If you have made the decision to purchase an Apple computer, odds are that you already own another Apple product. While Google and Microsoft are catching up, part of the allure of an Apple product has been its integration across devices.
With the announcement of iCloud in 2011, Apple became the first technology company to offer seamless integration across devices. Coupled with the emergence of the iPad as a viable tools and the continued popularity of the iPhone, this integration has proven to be invaluable to Mac users. In this quick tutorial, we will go over how to set up your integration between devices and what features will be available to you after you are finished.
While setting up your new Mac, be sure to enable its iCloud service. This quick and simple set up will allow all of your Apple devices to communicate with one another. Owners of an Apple mobile device but not a Mac computer will also be happy to know that you can access iCloud from a PC after downloading the iCloud dock.
iCloud gives any new Mac user 5gb of complimentary cloud storage. Users can upgrade their cloud storage if their needs are greater. Ten gigs are available for $20 a year, twenty gigs for $40 a year, or fifty gigs for $50 a year (I wouldn’t recommend any of these options as there are plenty of other options available for a much more reasonable cost). iCloud setting are completely customizable from the Mac’s settings menu. From this menu, you can choose what information you would like to store in the cloud.
One of the most useful features of iCloud integration is the “Find My Mac” feature. After enabling this feature on your phone, iPad, or Mac, you will be able to locate your device from anywhere if you have misplaced it or feel that it has been stolen.

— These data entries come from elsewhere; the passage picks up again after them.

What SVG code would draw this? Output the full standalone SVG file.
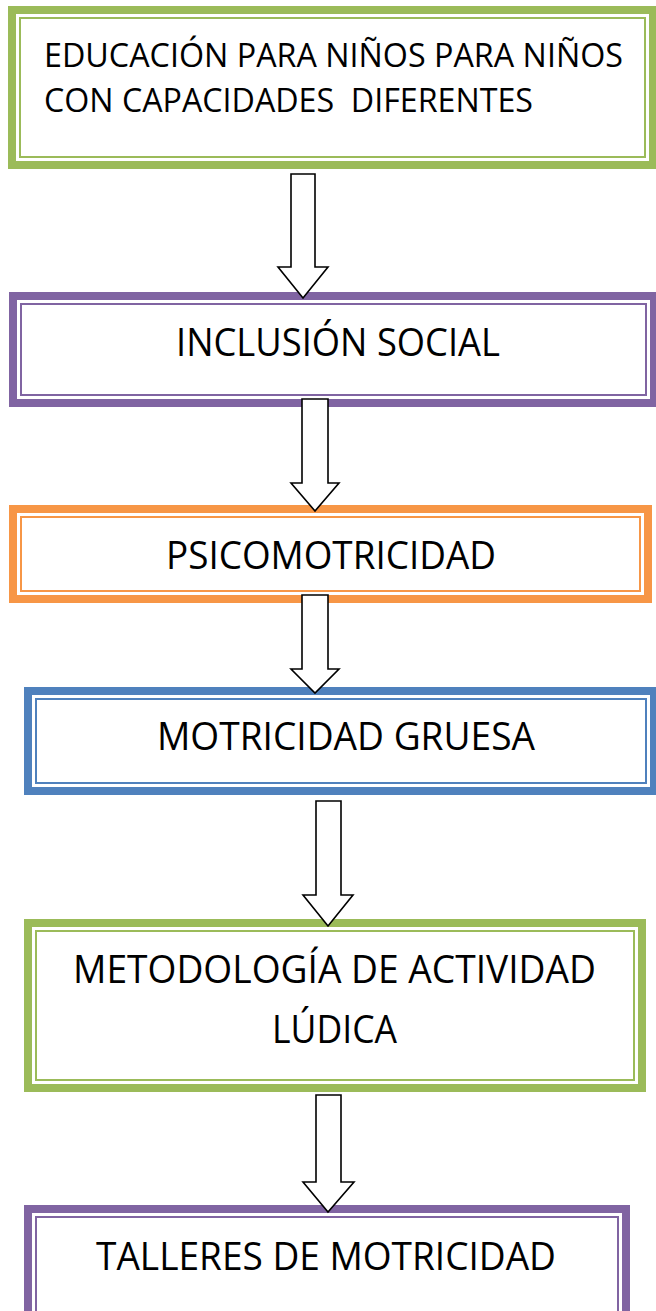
<svg xmlns="http://www.w3.org/2000/svg" width="656" height="1311" viewBox="0 0 656 1311">
<style>
.thick{fill:#fff;stroke-width:8}
.thin{fill:none;stroke-width:2}
.g{stroke:#9BBB59}.p{stroke:#8064A2}.o{stroke:#F79646}.b{stroke:#4F81BD}
text{font-family:"Open Sans","Liberation Sans",sans-serif;fill:#000;white-space:pre}
.t32{font-size:38.5px}
.t28{font-size:33.5px}
.arrow{fill:#fff;stroke:#000;stroke-width:1.6;stroke-linejoin:miter}
</style>
<rect width="656" height="1311" fill="#fff"/>
<g id="node1">
<rect class="thick g" x="12" y="10" width="641" height="155"/>
<rect class="thin g" x="20" y="18" width="625" height="139"/>
<text class="t28" x="44" y="67" textLength="579" lengthAdjust="spacingAndGlyphs">EDUCACIÓN PARA NIÑOS PARA NIÑOS</text>
<text class="t28" x="44" y="112" textLength="489" lengthAdjust="spacingAndGlyphs">CON CAPACIDADES  DIFERENTES</text>
</g>
<g id="node2">
<rect class="thick p" x="13" y="296" width="641" height="107"/>
<rect class="thin p" x="21" y="304" width="625" height="91"/>
<text class="t32" x="176" y="356" textLength="324" lengthAdjust="spacingAndGlyphs">INCLUSIÓN SOCIAL</text>
</g>
<g id="node3">
<rect class="thick o" x="13" y="509" width="635" height="90"/>
<rect class="thin o" x="21" y="517" width="619" height="74"/>
<text class="t32" x="166" y="569" textLength="330" lengthAdjust="spacingAndGlyphs">PSICOMOTRICIDAD</text>
</g>
<g id="node4">
<rect class="thick b" x="28" y="691" width="626" height="100"/>
<rect class="thin b" x="36" y="699" width="610" height="84"/>
<text class="t32" x="157" y="750" textLength="378" lengthAdjust="spacingAndGlyphs">MOTRICIDAD GRUESA</text>
</g>
<g id="node5">
<rect class="thick g" x="28" y="923" width="614" height="165"/>
<rect class="thin g" x="36" y="931" width="598" height="149"/>
<text class="t32" x="73" y="983" textLength="523" lengthAdjust="spacingAndGlyphs">METODOLOGÍA DE ACTIVIDAD</text>
<text class="t32" x="272" y="1043" textLength="125" lengthAdjust="spacingAndGlyphs">LÚDICA</text>
</g>
<g id="node6">
<rect class="thick p" x="28" y="1209" width="598" height="120"/>
<rect class="thin p" x="36" y="1217" width="582" height="104"/>
<text class="t32" x="96" y="1270" textLength="460" lengthAdjust="spacingAndGlyphs">TALLERES DE MOTRICIDAD</text>
</g>
<g id="connectors">
<polygon class="arrow" points="291,174 315,174 315,267 328,267 303,298 278,267 291,267"/>
<polygon class="arrow" points="302,399 328,399 328,483 339,483 315,511 291,483 302,483"/>
<polygon class="arrow" points="302,595 328,595 328,669 339,669 315,693 291,669 302,669"/>
<polygon class="arrow" points="316,801 341,801 341,895 353,895 328,926 303,895 316,895"/>
<polygon class="arrow" points="316,1095 341,1095 341,1182 354,1182 328,1212 303,1182 316,1182"/>
</g>
</svg>
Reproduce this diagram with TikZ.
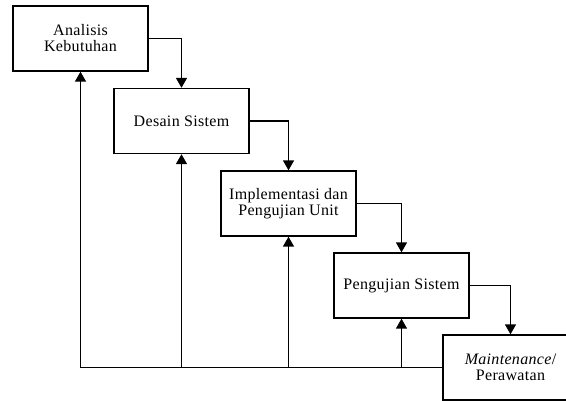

You can use your mobile device or computer to locate your devices (IMPORTANT: Make sure you have the Find My iPhone app downloaded on your phone and iPad). If your device is connected to a Wi-fi or 3G/4G network, the application will use GPS to pinpoint your devices.
From these screens, users will have several options available to them. If the phone is simply lost, you may play a sound to help find the phone. This sound will play regardless of whether the phone is in silent mode or not. If the phone is truly lost or stolen, Apple integrated “Lost Mode”. Lost Mode allows users several very useful features for when your phone is gone. If users have neglected all conventional common sense and advice and not implemented a passcode, they may do so through lost mode. This will lock out whoever may have the phone. They may then also send a message with a phone number in which the thief (or kind gentleman that picked it up off a park bench) may call you at. Lastly, users may set up email updates in which they will be notified anytime the phone changes GPS locations. If all else fails and the phone is truly gone, users may remotely wipe their data from the phone so information doesn’t fall into malicious hands.
Much of the rest of Apple’s integration will look familiar to users who have iPhones or iPads.
As you can see, the taskbar of my Mac and the home screen of my iPhone both show that I have three reminders. In a nutshell, this is exactly how the rest of the iCloud integration works. Essentially, any feature that is present on both OS X and iOS will integrate between devices. A note that I write on my iPad will instantly be present on my phone and my Mac. An appointment that I schedule on my calendar through my iPhone will then be present on both my iPad’s and Mac’s calendars. Users can also set up Photostream, in which any photo taken on a device will be available across devices.
Lastly, much like Google Drive and Skydrive, iCloud allows users the ability to access documents anywhere. The absolute best part of using iCloud for documents is its ability to instantly convert document between formats. If your machine at work is a PC and you need to access an important document that is saved as a Pages document, iCloud will allow you to convert. Once a document is uploaded to iCloud, simply click Document >> Download >> Word and voila, users may now access the document from their PC.